System was connected directly to the router, I moved the connection from the router to my switch and this time it stayed connected ... for a while. It could be that it prefer to be on a longer cable. Wehn I was connected directly on the router, I was using a 2 meters cable (roughtly 6' 6"). Minimum lenght if I remember is 1 meter.
I found that if I unplug network and reconnect it, it comes back to live without any rebooting; I do not think It was coming back by itself before the firmware upgrade.

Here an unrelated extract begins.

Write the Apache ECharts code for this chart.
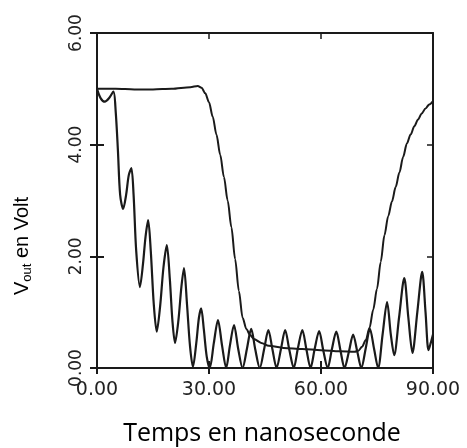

I will do some more experiment and keep you posted
I'd be interested to know if it's a short cable issue ... because I did have that problem years ago with a D-Link switch. In that case it was the panels ... connected directly, they wouldn't work, but if I coiled up 30' or so of Cat 5 and coupled it to the lines, they were fine. Without my extensions, the lines were about 20'. The problem went away when I replaced the D-Link with a NetGear. I was told it had something to do with the4 auto-speed negotiating protocols.
OK Dave, here is what I have found so far:
I use the same lenght of cable and connected the NI-3000 directly on the router and the first time it failed within half an hour, so cable lenght is not the solution.
Tech note 656 seems to imply that NI controller works beter if you do not auto-negociate with the switch/router, so it is now set to 100 full.
And tech note 557 said that NI controler have or had problem with netgear router at 100Mb (Dave I beleive that is the one you had problem in the past).
I will let it run and see if it fail.
Everything is on a UPS, so AC cannot be at fault.
If it fail again , I will try at 10Mbps/half.
If it fails again, I will open the NI-3000, find the chip that is responsible for network communication and replace it.
I will keep you posted
Brgds Yves Laurin
Les Systemes Umad
Cable lenght does not seems to do anything
NI-3000 stop responding earlier when connected to the routher (last longer on the switch)
setting ethernet port to 100Mbps/full did not change anything.
This seems to imply that some router/switch are better made than other; but that does explain why I have only the NI-3000 that fails on the network. Firmware should just do like Windows XP (automatically re-establish the link).
Again removing and reconnecting the network cable on the NI-3000 was enought to re-establish the link, no need to reboot the NI-3000.
I am now trying at 10Mbps/half; but I do not have great hope on this.